Assassin is a platform video game with shoot 'em up elements for the Amiga. It was developed by Psionic Systems and published in 1992 by Team17, the company best known for the Worms franchise. Assassin was updated and re-released in 1994 as Assassin: Special Edition.

==Gameplay==
The character is an assassin that has been hired to kill the antagonist of the game, "Midan". He is then dropped behind enemy lines and must first disable Midan's power source, and then assassinate him. The assassin is armed with a boomerang that is razor-edged. The game is controlled by a joystick.

There are three skill levels: Rookie, Arcade, and Ultimate. As well as changing the difficulty, each level unlocks more of the game than the level that is easier than it. The enemies are tougher to defeat in the higher levels, but there are more rewards.

The player must guide the assassin through the levels facing enemies ranging from vicious dogs to wall mounted laser cannons. As well as the platforms, the player is able to control the assassin to climb on walls and ceilings as a method of getting around, and avoiding enemies. The player can use the boomerang to attack enemies, or use bonus weapons that are gained by achieving certain requirements.

==Development==
Assassin was developed by Psionic Systems in conjunction with Team17. The project manager was Martyn Brown. It was programmed by David Broadhurst and Haydn Dalton with additional work from Mike and Andrew Oakley. The music and sound effects are by Allister Brimble.

== Reception ==
Assassin has received high ratings. The One Amiga rated the game 92%, praising all areas of the game. In particular the sound effects. In the review, the reviewer noted that the sound effects were "some of the most imaginative and atmospheric I've ever heard". The only criticism in the review was that some of the backgrounds seemed empty.

The review from Amiga Power noted the similarities of the game to Strider and Turrican, but overall rated the game highly at 89%. Again, the atmosphere of the game was praised, as were the graphics and animation.

CU Amiga scored the game 89% and noted the size of the game maps. There are over 1500 screens over the five levels. The magazine said this was one of the games most striking features.

In episode 2 of season 1, British television show Bad Influence! gave it 4 stars (from the girls) and 3 stars (from the boys), out of a maximum of 5.

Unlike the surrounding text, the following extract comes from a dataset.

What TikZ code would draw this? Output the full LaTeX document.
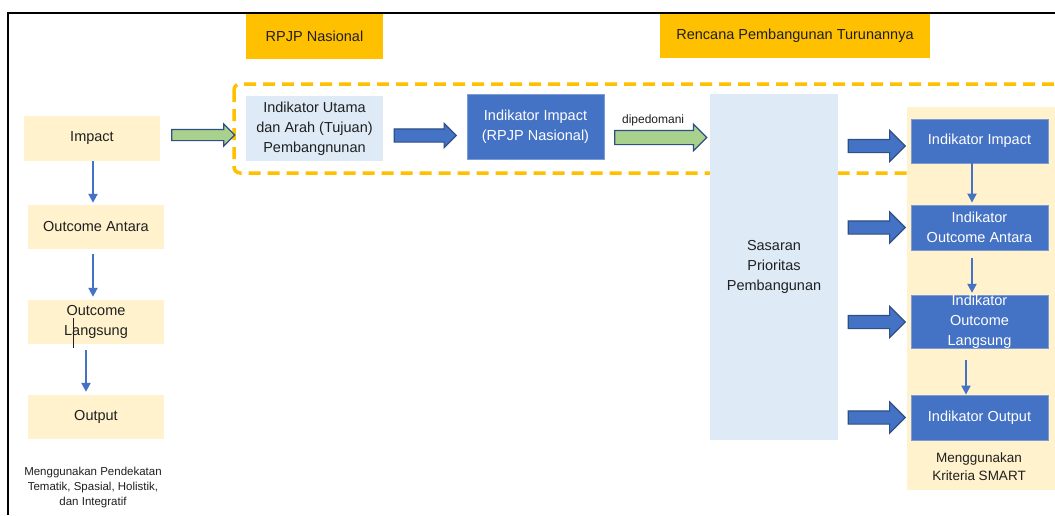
\documentclass[tikz,border=0pt]{standalone}
\usepackage{fontspec}
\setmainfont{Liberation Sans}
\usepackage{xcolor}
\usepackage{tikz}
\usetikzlibrary{positioning,calc,arrows.meta,shapes.arrows}
\definecolor{emas}{HTML}{FFC000}
\definecolor{krem}{HTML}{FFF2CC}
\definecolor{birumuda}{HTML}{DEEBF7}
\definecolor{biru}{HTML}{4472C4}
\definecolor{hijau}{HTML}{A9D18E}
\definecolor{tepi}{HTML}{2F4F85}
\definecolor{teks}{HTML}{202020}

\begin{document}
\begin{tikzpicture}[
    x=1pt, y=-1pt,
    font=\fontsize{14.5}{20}\selectfont, text=teks,
    judul/.style={fill=emas, minimum height=45pt, inner sep=0pt},
    tingkat/.style={fill=krem, minimum width=136pt, minimum height=44pt, inner sep=0pt, align=center},
    indikator/.style={fill=biru, draw=biru!70!white, line width=0.8pt, text=white, minimum width=137pt, minimum height=44pt, inner sep=0pt, align=center},
    acuan/.style={fill=birumuda, inner sep=0pt, align=center},
    panah/.style={single arrow, draw=tepi, line width=1.2pt, inner xsep=0pt, inner ysep=5pt, single arrow head extend=5.5pt},
    panahbiru/.style={panah, fill=biru},
    panahhijau/.style={panah, fill=hijau},
    turun/.style={-{Triangle[length=9pt, width=9pt]}, draw=biru, line width=2pt},
]
    \path[use as bounding box, fill=white] (0,0) rectangle (1055,515);
    \clip (0,0) rectangle (1055,515);
    \draw[line width=1.3pt, black] (8,515) -- (8,13) -- (1056,13);

    \node[judul, minimum width=137pt] (hdrNas) at (314.5,36.5) {RPJP Nasional};
    \node[judul, minimum width=270pt, minimum height=44pt] (hdrTur) at (795,36) {Rencana Pembangunan Turunannya};
    \draw[emas, line width=3.5pt, dash pattern=on 12pt off 7pt, rounded corners=6pt] (234,84) rectangle (1075,173);

    \node[tingkat, minimum height=45pt] (impact) at (92,138.5) {Impact};
    \node[tingkat] (antara) at (96,227) {Outcome Antara};
    \node[tingkat] (langsung) at (96,322) {Outcome\\Langsung};
    \node[tingkat] (output) at (96,417) {Output};
    \node[font=\fontsize{11.5}{15}\selectfont, align=center] (pendekatan) at (93,488) {Menggunakan Pendekatan\\Tematik, Spasial, Holistik,\\dan Integratif};
    \draw[line width=1pt, teks] (73,318) -- (73,348);
    \draw[turun, shorten >=2pt] ([xshift=1pt]impact.south) -- ([xshift=1pt]impact.south |- antara.north);
    \draw[turun, shorten <=5pt, shorten >=3pt] ([xshift=-3pt]antara.south) -- ([xshift=-3pt]antara.south |- langsung.north);
    \draw[turun, shorten <=6pt, shorten >=3pt] ([xshift=-10pt]langsung.south) -- ([xshift=-10pt]langsung.south |- output.north);

    \node[acuan, minimum width=137pt, minimum height=65pt] (utama) at (314.5,128.5) {Indikator Utama\\dan Arah (Tujuan)\\Pembangnunan};
    \node[indikator, minimum height=65pt] (impNas) at (535.5,126.5) {Indikator Impact\\(RPJP Nasional)};
    \node[acuan, minimum width=128pt, minimum height=346pt] (sasaran) at (774,267) {Sasaran\\Prioritas\\Pembangunan};
    \node[panahhijau, minimum height=63pt, xshift=-2.5pt, yshift=-1.5pt] (keUtama) at ($(impact.east)!.5!(utama.west)$) {};
    \node[panahbiru, minimum height=62pt, inner ysep=6pt, xshift=-3pt, yshift=-8pt] (keImpNas) at ($(utama.east)!.5!(impNas.west)$) {};
    \node[panahhijau, minimum height=92pt, inner ysep=6.5pt, single arrow head extend=6pt, yshift=-11pt] (keSasaran) at ($(impNas.east)!.5!(impNas.east -| sasaran.west)$) {};
    \node[font=\fontsize{12}{14}\selectfont] (dipedomani) at ($(keSasaran.center)+(-4,-17.5)$) {dipedomani};

    \node[fill=krem, inner sep=0pt, minimum width=153pt, minimum height=383pt] (panel) at (983.5,298.5) {};
    \node[indikator] (impR) at (979.5,141) {Indikator Impact};
    \node[indikator, minimum height=45pt] (antaraR) at (979.5,227.5) {Indikator\\Outcome Antara};
    \node[indikator] (langsungR) at (979.5,322) {Indikator\\Outcome\\Langsung};
    \node[indikator, minimum height=45pt] (outputR) at (979.5,417.5) {Indikator Output};
    \node[font=\fontsize{13.5}{18}\selectfont, align=center] (smart) at (979,467) {Menggunakan\\Kriteria SMART};
    \draw[turun, shorten >=2pt] ([xshift=-7.5pt]impR.south) -- ([xshift=-7.5pt]impR.south |- antaraR.north);
    \draw[turun, shorten <=8pt, shorten >=2pt] ([xshift=-7.5pt]antaraR.south) -- ([xshift=-7.5pt]antaraR.south |- langsungR.north);
    \draw[turun, shorten <=11pt] ([xshift=-13.5pt]langsungR.south) -- ([xshift=-13.5pt]langsungR.south |- outputR.north);
    \foreach \t/\s in {impR/-5pt, antaraR/0pt, langsungR/0pt, outputR/0pt}
        \node[panahbiru, minimum height=57pt, inner ysep=6pt, single arrow head extend=9pt, xshift=-1pt, yshift=\s] (ke\t) at ($(sasaran.east |- \t.west)!.5!(\t.west)$) {};
\end{tikzpicture}
\end{document}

Despite the critical acclaim, Martyn Brown, co-founder of Team17 considers Assassin to be Team17's least successful game. He attributes this to limited appeal.

==Legacy==
Assassin: Special Edition was released 2 years after the original game and various gameplay elements were altered. The first level was removed, along with dogs as enemies, and the boomerang has been replaced with a laser gun. Amiga Power gave the game a lower rating of 79%, but still praised most of it.